Research led by the Centre for Ecology & Hydrology (CEH) is central to a new report on the role sustainable bioenergy can play in moving the UK towards a low carbon economy.
The new report, by the Energy Technologies Institute, features results from the Ecosystem Land-use Modelling project (ELUM) led by Dr Niall McNamara from CEH. This four-year, £4M project has demonstrated that bioenergy can deliver greenhouse gas savings, but the level of savings depends on the choice of crop, the type of land which is planted and the location of that land.
The report summarises research from the ELUM project which used a network of 74 sites across the UK to assess changes in soil carbon and greenhouse gas emission from planting bioenergy crops on different types of land.
The CEH team assessed soil carbon stocks at sites across the UK and measured greenhouse gas emissions at a smaller number of more intensively monitored sites. This data was then used to develop an Ecosystem Modelling Tool which provides a spatially explicit view of the effects of land use change to bioenergy crops on soil carbon stocks and soil greenhouse gas emissions across the UK.
Project co-ordinator Dr Niall McNamara from the Centre for Ecology & Hydrology said, “The ELUM project has produced the most comprehensive UK assessment of the net carbon balance of bioenergy cultivation.
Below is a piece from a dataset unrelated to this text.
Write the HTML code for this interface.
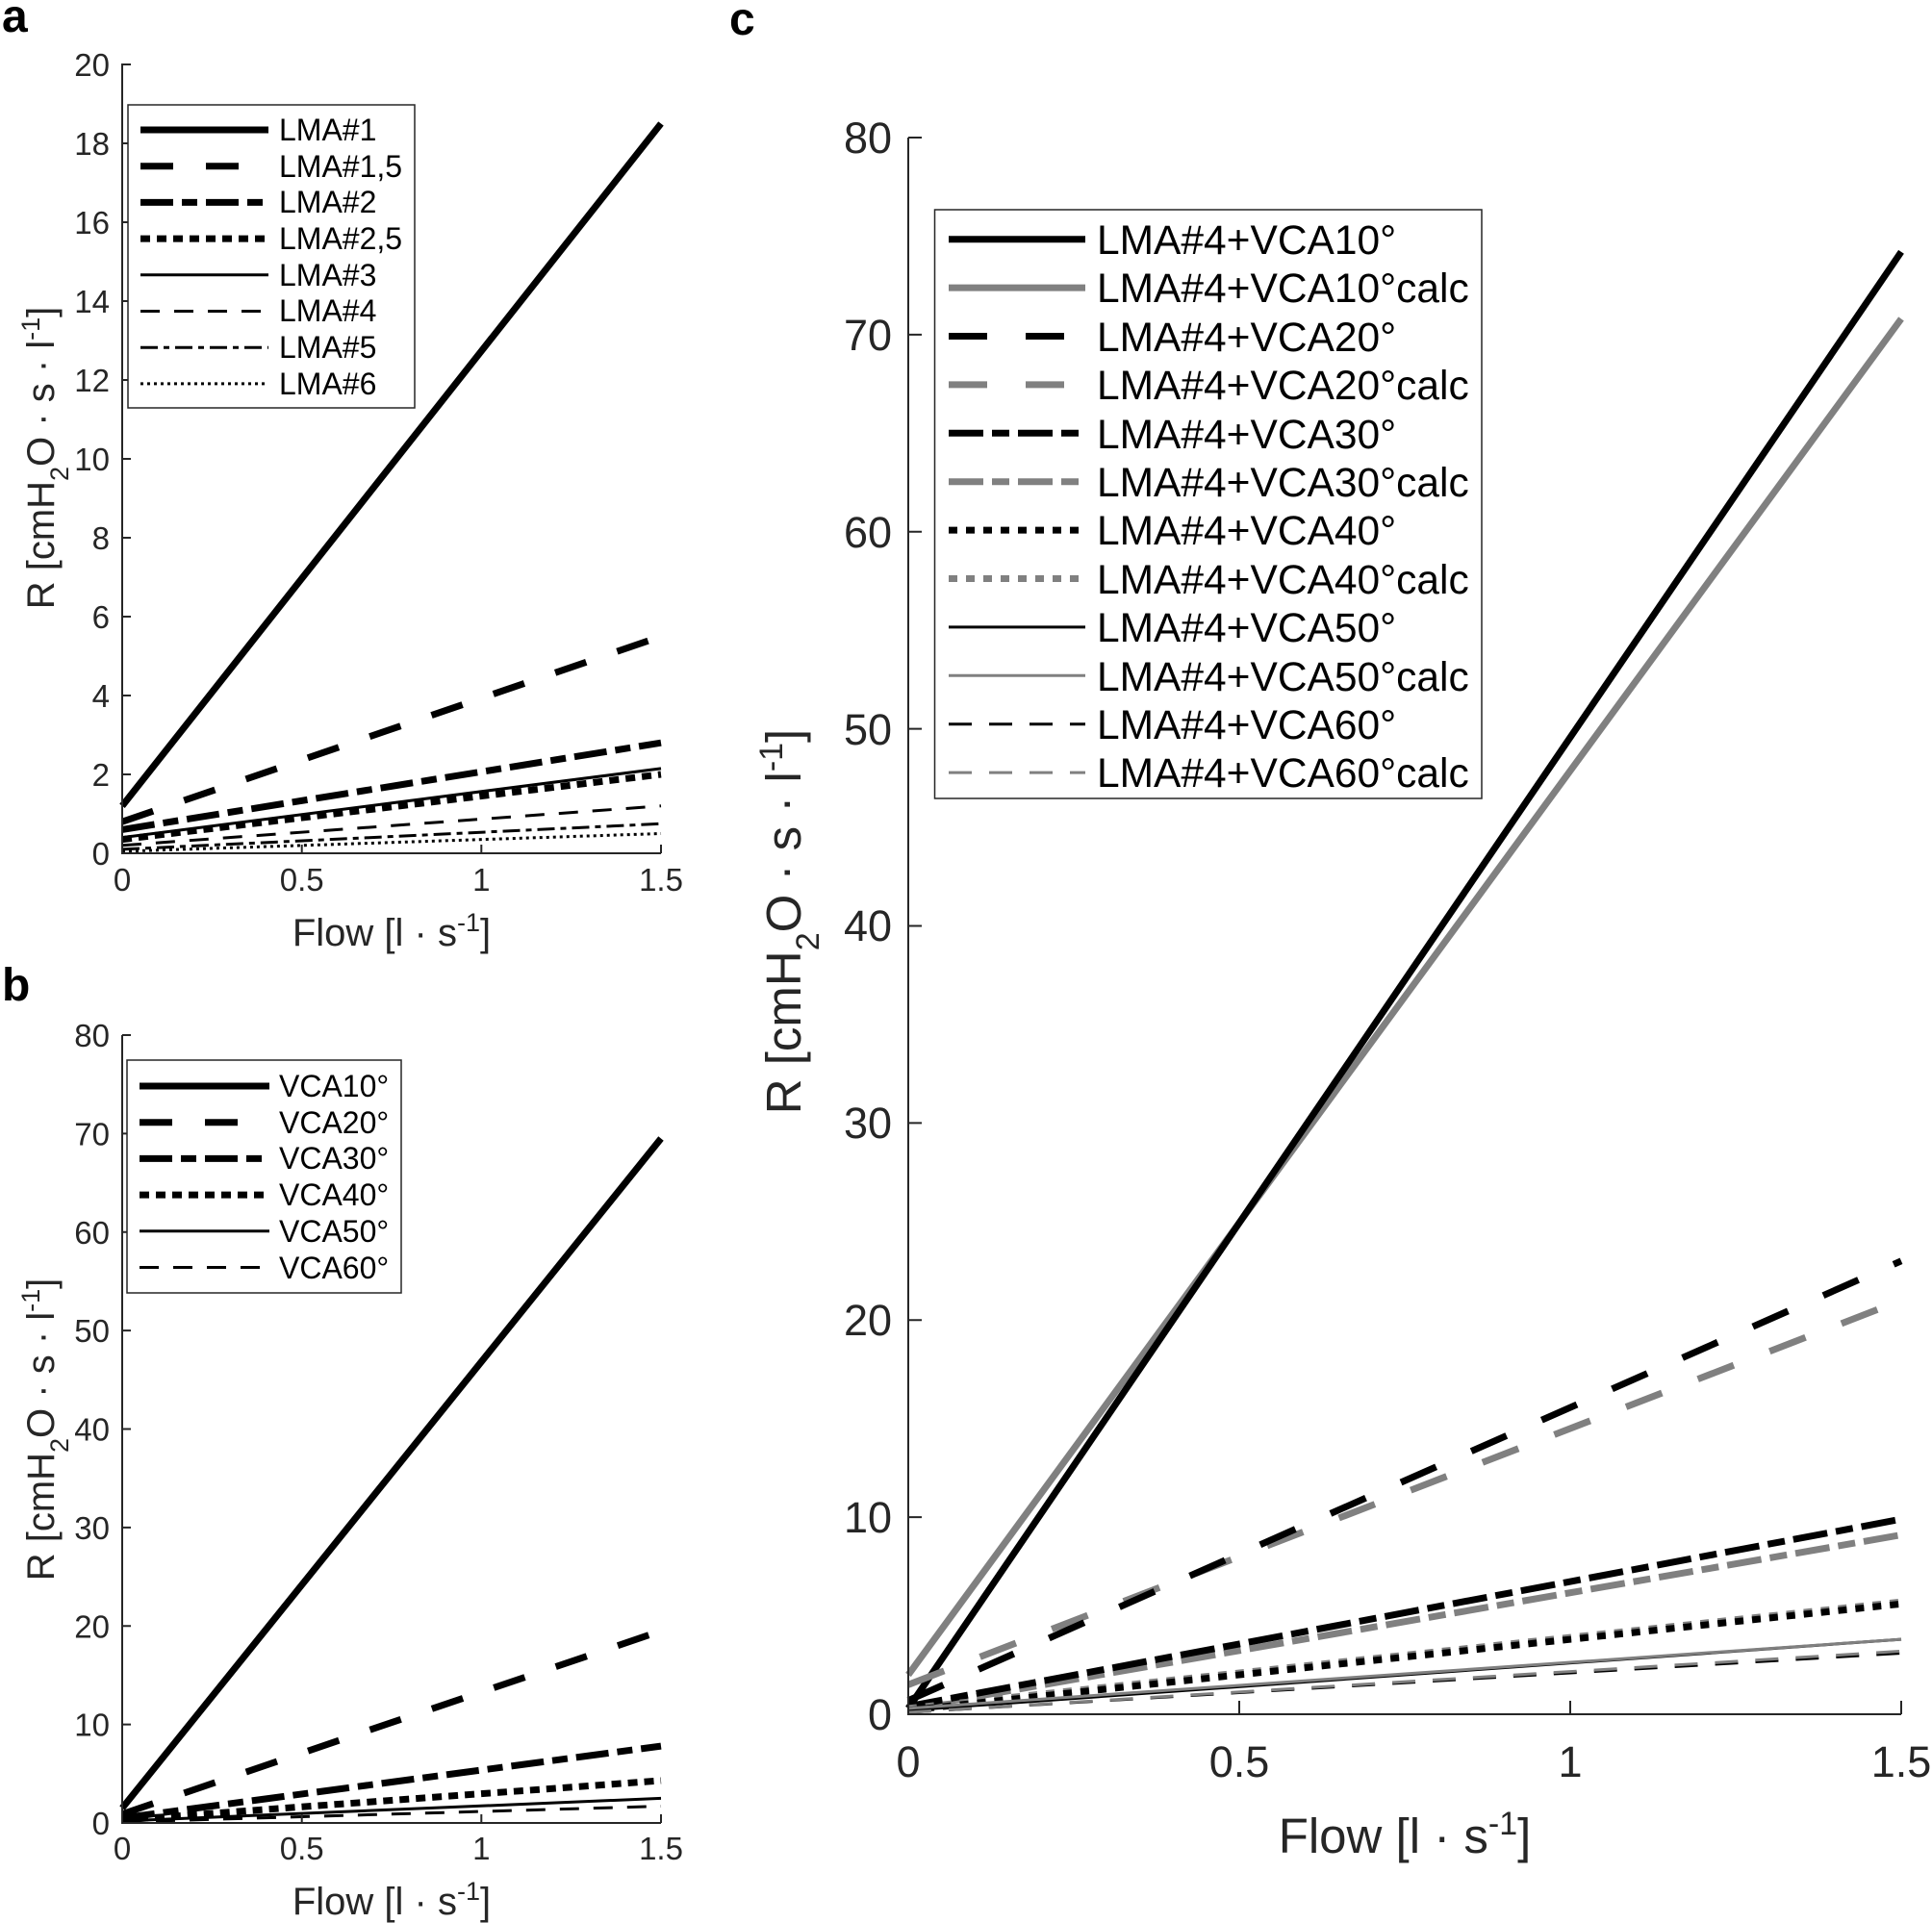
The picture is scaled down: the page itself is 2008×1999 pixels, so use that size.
<!DOCTYPE html>
<html><head><meta charset="utf-8"><style>
html,body{margin:0;padding:0;background:#fff}
svg{display:block;font-family:"Liberation Sans",Arial,sans-serif}
</style></head><body>
<svg width="2008" height="1999" viewBox="0 0 2008 1999" xmlns="http://www.w3.org/2000/svg">
<rect width="2008" height="1999" fill="#fff"/>
<text x="2" y="33" font-size="48" font-weight="bold" fill="#000">a</text>
<text x="2" y="1040" font-size="48" font-weight="bold" fill="#000">b</text>
<text x="758" y="36" font-size="48" font-weight="bold" fill="#000">c</text>

<!-- ============ PANEL A ============ -->
<g stroke-linecap="butt" fill="none" stroke="#000">
<line x1="127" y1="837.8" x2="687" y2="128.5" stroke-width="7"/>
<line x1="127" y1="854.2" x2="687" y2="661.5" stroke-width="7" stroke-dasharray="34,34"/>
<line x1="127" y1="862.4" x2="687" y2="772.2" stroke-width="7" stroke-dasharray="34,9,16,9"/>
<line x1="127" y1="872.6" x2="687" y2="805" stroke-width="7" stroke-dasharray="10,7"/>
<line x1="127" y1="870.6" x2="687" y2="798.9" stroke-width="3"/>
<line x1="127" y1="878.8" x2="687" y2="837.8" stroke-width="3" stroke-dasharray="20,15"/>
<line x1="127" y1="882.9" x2="687" y2="856.3" stroke-width="3" stroke-dasharray="18,6,6,6"/>
<line x1="127" y1="885" x2="687" y2="866.5" stroke-width="3" stroke-dasharray="3,4"/>
</g>
<g stroke="#262626" stroke-width="2" fill="none">
<path d="M127,66 V887 H687"/>
<path d="M127,887h9M127,805h9M127,723h9M127,641h9M127,559h9M127,477h9M127,395h9M127,313h9M127,231h9M127,149h9M127,67h9"/>
<path d="M313.7,887v-9M500.3,887v-9M687,887v-9"/>
</g>
<g fill="#262626" font-size="33" text-anchor="end">
<text x="114" y="899">0</text><text x="114" y="817">2</text><text x="114" y="735">4</text><text x="114" y="653">6</text><text x="114" y="571">8</text><text x="114" y="489">10</text><text x="114" y="407">12</text><text x="114" y="325">14</text><text x="114" y="243">16</text><text x="114" y="161">18</text><text x="114" y="79">20</text>
</g>
<g fill="#262626" font-size="33" text-anchor="middle">
<text x="127" y="926">0</text><text x="313.7" y="926">0.5</text><text x="500.3" y="926">1</text><text x="687" y="926">1.5</text>
<text x="407" y="983" font-size="40">Flow [l · s<tspan baseline-shift="super" font-size="27">-1</tspan>]</text>
<text transform="translate(56,476) rotate(-90)" font-size="40">R [cmH<tspan baseline-shift="sub" font-size="27">2</tspan>O · s · l<tspan baseline-shift="super" font-size="27">-1</tspan>]</text>
</g>
<rect x="133" y="109" width="298" height="315" fill="#fff" stroke="#262626" stroke-width="1.5"/>
<g stroke="#000" fill="none">
<line x1="146" y1="135" x2="279" y2="135" stroke-width="7"/>
<line x1="146" y1="172.7" x2="279" y2="172.7" stroke-width="7" stroke-dasharray="34,34"/>
<line x1="146" y1="210.4" x2="279" y2="210.4" stroke-width="7" stroke-dasharray="34,9,16,9"/>
<line x1="146" y1="248.1" x2="279" y2="248.1" stroke-width="7" stroke-dasharray="10,7"/>
<line x1="146" y1="285.8" x2="279" y2="285.8" stroke-width="3"/>
<line x1="146" y1="323.5" x2="279" y2="323.5" stroke-width="3" stroke-dasharray="20,15"/>
<line x1="146" y1="361.2" x2="279" y2="361.2" stroke-width="3" stroke-dasharray="18,6,6,6"/>
<line x1="146" y1="398.9" x2="279" y2="398.9" stroke-width="3" stroke-dasharray="3,4"/>
</g>
<g fill="#000" font-size="32">
<text x="290" y="146">LMA#1</text><text x="290" y="184">LMA#1,5</text><text x="290" y="221">LMA#2</text><text x="290" y="259">LMA#2,5</text><text x="290" y="297">LMA#3</text><text x="290" y="334">LMA#4</text><text x="290" y="372">LMA#5</text><text x="290" y="410">LMA#6</text>
</g>

<!-- ============ PANEL B ============ -->
<g fill="none" stroke="#000">
<line x1="127" y1="1879.6" x2="687" y2="1183.5" stroke-width="7"/>
<line x1="127" y1="1885.8" x2="687" y2="1695.4" stroke-width="7" stroke-dasharray="34,34"/>
<line x1="127" y1="1889.9" x2="687" y2="1815.1" stroke-width="7" stroke-dasharray="34,9,16,9"/>
<line x1="127" y1="1891.9" x2="687" y2="1851" stroke-width="7" stroke-dasharray="10,7"/>
<line x1="127" y1="1893" x2="687" y2="1869.4" stroke-width="3"/>
<line x1="127" y1="1894" x2="687" y2="1877.6" stroke-width="3" stroke-dasharray="20,15"/>
</g>
<g stroke="#262626" stroke-width="2" fill="none">
<path d="M127,1076 V1895 H687"/>
<path d="M127,1895h9M127,1792.6h9M127,1690.3h9M127,1587.9h9M127,1485.5h9M127,1383.1h9M127,1280.8h9M127,1178.4h9M127,1076h9"/>
<path d="M313.7,1895v-9M500.3,1895v-9M687,1895v-9"/>
</g>
<g fill="#262626" font-size="33" text-anchor="end">
<text x="114" y="1907">0</text><text x="114" y="1804.6">10</text><text x="114" y="1702.3">20</text><text x="114" y="1599.9">30</text><text x="114" y="1497.5">40</text><text x="114" y="1395.1">50</text><text x="114" y="1292.8">60</text><text x="114" y="1190.4">70</text><text x="114" y="1088">80</text>
</g>
<g fill="#262626" font-size="33" text-anchor="middle">
<text x="127" y="1933">0</text><text x="313.7" y="1933">0.5</text><text x="500.3" y="1933">1</text><text x="687" y="1933">1.5</text>
<text x="407" y="1990" font-size="40">Flow [l · s<tspan baseline-shift="super" font-size="27">-1</tspan>]</text>
<text transform="translate(56,1486) rotate(-90)" font-size="40">R [cmH<tspan baseline-shift="sub" font-size="27">2</tspan>O · s · l<tspan baseline-shift="super" font-size="27">-1</tspan>]</text>
</g>
<rect x="132" y="1102" width="285" height="242" fill="#fff" stroke="#262626" stroke-width="1.5"/>
<g stroke="#000" fill="none">
<line x1="145" y1="1129" x2="280" y2="1129" stroke-width="7"/>
<line x1="145" y1="1166.7" x2="280" y2="1166.7" stroke-width="7" stroke-dasharray="34,34"/>
<line x1="145" y1="1204.4" x2="280" y2="1204.4" stroke-width="7" stroke-dasharray="34,9,16,9"/>
<line x1="145" y1="1242.1" x2="280" y2="1242.1" stroke-width="7" stroke-dasharray="10,7"/>
<line x1="145" y1="1279.8" x2="280" y2="1279.8" stroke-width="3"/>
<line x1="145" y1="1317.5" x2="280" y2="1317.5" stroke-width="3" stroke-dasharray="20,15"/>
</g>
<g fill="#000" font-size="32">
<text x="290" y="1140">VCA10°</text><text x="290" y="1178">VCA20°</text><text x="290" y="1215">VCA30°</text><text x="290" y="1253">VCA40°</text><text x="290" y="1291">VCA50°</text><text x="290" y="1329">VCA60°</text>
</g>

<!-- ============ PANEL C ============ -->
<g fill="none">
<line x1="944" y1="1741" x2="1976" y2="331.4" stroke="#808080" stroke-width="7"/>
<line x1="944" y1="1775.9" x2="1976" y2="261.8" stroke="#000" stroke-width="7"/>
<line x1="944" y1="1751.3" x2="1976" y2="1351.8" stroke="#808080" stroke-width="7" stroke-dasharray="40,40"/>
<line x1="944" y1="1767.7" x2="1976" y2="1310.8" stroke="#000" stroke-width="7" stroke-dasharray="40,40"/>
<line x1="944" y1="1775.9" x2="1976" y2="1595.6" stroke="#808080" stroke-width="7" stroke-dasharray="36,9,18,9"/>
<line x1="944" y1="1773.8" x2="1976" y2="1579.2" stroke="#000" stroke-width="7" stroke-dasharray="36,9,18,9"/>
<line x1="944" y1="1775.9" x2="1976" y2="1665.2" stroke="#808080" stroke-width="7" stroke-dasharray="9,9"/>
<line x1="944" y1="1777.9" x2="1976" y2="1667.3" stroke="#000" stroke-width="7" stroke-dasharray="9,9"/>
<line x1="944" y1="1777.9" x2="1976" y2="1704.1" stroke="#000" stroke-width="3"/>
<line x1="944" y1="1775.9" x2="1976" y2="1704.1" stroke="#808080" stroke-width="3"/>
<line x1="944" y1="1780" x2="1976" y2="1718.5" stroke="#000" stroke-width="3" stroke-dasharray="24,18"/>
<line x1="944" y1="1780" x2="1976" y2="1716.4" stroke="#808080" stroke-width="3" stroke-dasharray="24,18"/>
</g>
<g stroke="#262626" stroke-width="2" fill="none">
<path d="M944,143 V1782 H1976"/>
<path d="M944,1782h14M944,1577.1h14M944,1372.3h14M944,1167.4h14M944,962.5h14M944,757.6h14M944,552.8h14M944,347.9h14M944,143h14"/>
<path d="M1288,1782v-14M1632,1782v-14M1976,1782v-14"/>
</g>
<g fill="#262626" font-size="45" text-anchor="end">
<text x="927" y="1798">0</text><text x="927" y="1593">10</text><text x="927" y="1388">20</text><text x="927" y="1183">30</text><text x="927" y="978">40</text><text x="927" y="774">50</text><text x="927" y="569">60</text><text x="927" y="364">70</text><text x="927" y="159">80</text>
</g>
<g fill="#262626" font-size="45" text-anchor="middle">
<text x="944" y="1847">0</text><text x="1288" y="1847">0.5</text><text x="1632" y="1847">1</text><text x="1976" y="1847">1.5</text>
<text x="1460" y="1926" font-size="51">Flow [l · s<tspan baseline-shift="super" font-size="34">-1</tspan>]</text>
<text transform="translate(832,958) rotate(-90)" font-size="51">R [cmH<tspan baseline-shift="sub" font-size="34">2</tspan>O · s · l<tspan baseline-shift="super" font-size="34">-1</tspan>]</text>
</g>
<rect x="971.5" y="218" width="568.5" height="612" fill="#fff" stroke="#262626" stroke-width="1.5"/>
<g fill="none">
<line x1="986" y1="248.7" x2="1128" y2="248.7" stroke="#000" stroke-width="7"/>
<line x1="986" y1="299.1" x2="1128" y2="299.1" stroke="#808080" stroke-width="7"/>
<line x1="986" y1="349.5" x2="1128" y2="349.5" stroke="#000" stroke-width="7" stroke-dasharray="40,40"/>
<line x1="986" y1="399.9" x2="1128" y2="399.9" stroke="#808080" stroke-width="7" stroke-dasharray="40,40"/>
<line x1="986" y1="450.3" x2="1128" y2="450.3" stroke="#000" stroke-width="7" stroke-dasharray="36,9,18,9"/>
<line x1="986" y1="500.7" x2="1128" y2="500.7" stroke="#808080" stroke-width="7" stroke-dasharray="36,9,18,9"/>
<line x1="986" y1="551.1" x2="1128" y2="551.1" stroke="#000" stroke-width="7" stroke-dasharray="9,9"/>
<line x1="986" y1="601.5" x2="1128" y2="601.5" stroke="#808080" stroke-width="7" stroke-dasharray="9,9"/>
<line x1="986" y1="651.9" x2="1128" y2="651.9" stroke="#000" stroke-width="3"/>
<line x1="986" y1="702.3" x2="1128" y2="702.3" stroke="#808080" stroke-width="3"/>
<line x1="986" y1="752.7" x2="1128" y2="752.7" stroke="#000" stroke-width="3" stroke-dasharray="24,18"/>
<line x1="986" y1="803.1" x2="1128" y2="803.1" stroke="#808080" stroke-width="3" stroke-dasharray="24,18"/>
</g>
<g fill="#000" font-size="42.5">
<text x="1140" y="264">LMA#4+VCA10°</text>
<text x="1140" y="314">LMA#4+VCA10°calc</text>
<text x="1140" y="365">LMA#4+VCA20°</text>
<text x="1140" y="415">LMA#4+VCA20°calc</text>
<text x="1140" y="466">LMA#4+VCA30°</text>
<text x="1140" y="516">LMA#4+VCA30°calc</text>
<text x="1140" y="566">LMA#4+VCA40°</text>
<text x="1140" y="617">LMA#4+VCA40°calc</text>
<text x="1140" y="667">LMA#4+VCA50°</text>
<text x="1140" y="718">LMA#4+VCA50°calc</text>
<text x="1140" y="768">LMA#4+VCA60°</text>
<text x="1140" y="818">LMA#4+VCA60°calc</text>
</g>
</svg>
</body></html>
Our results have helped underpin the wider Energy Technologies Institute analysis which highlights the best options for growing UK bioenergy.”
Key conclusions from the study were that:
- Changing land-use from arable land to second generation bioenergy crops showed net greenhouse gas savings (increase in soil carbon and/or reduction in greenhouse gas emissions), relative to continued arable land use.
- Soil nitrous oxide emissions were seen to be small relative to CO2 emissions from the soil, and methane emissions were negligible across all land use transitions assessed.
- Modelling outputs showed that favourable locations for arable to second generation bioenergy crop transitions were relatively uniformly spread across the UK; whilst locations for grassland to Short rotation forestry transitions for example, were concentrated in the central to southern parts of the UK.
Geraldine Newton-Cross (ETI), the report's author said, “The planting of 30,000 hectares a year of second generation bioenergy crops and short rotation forestry on marginal arable land or appropriate grassland would keep the UK on the trajectory for scaling up domestic biomass production out to the 2050s.”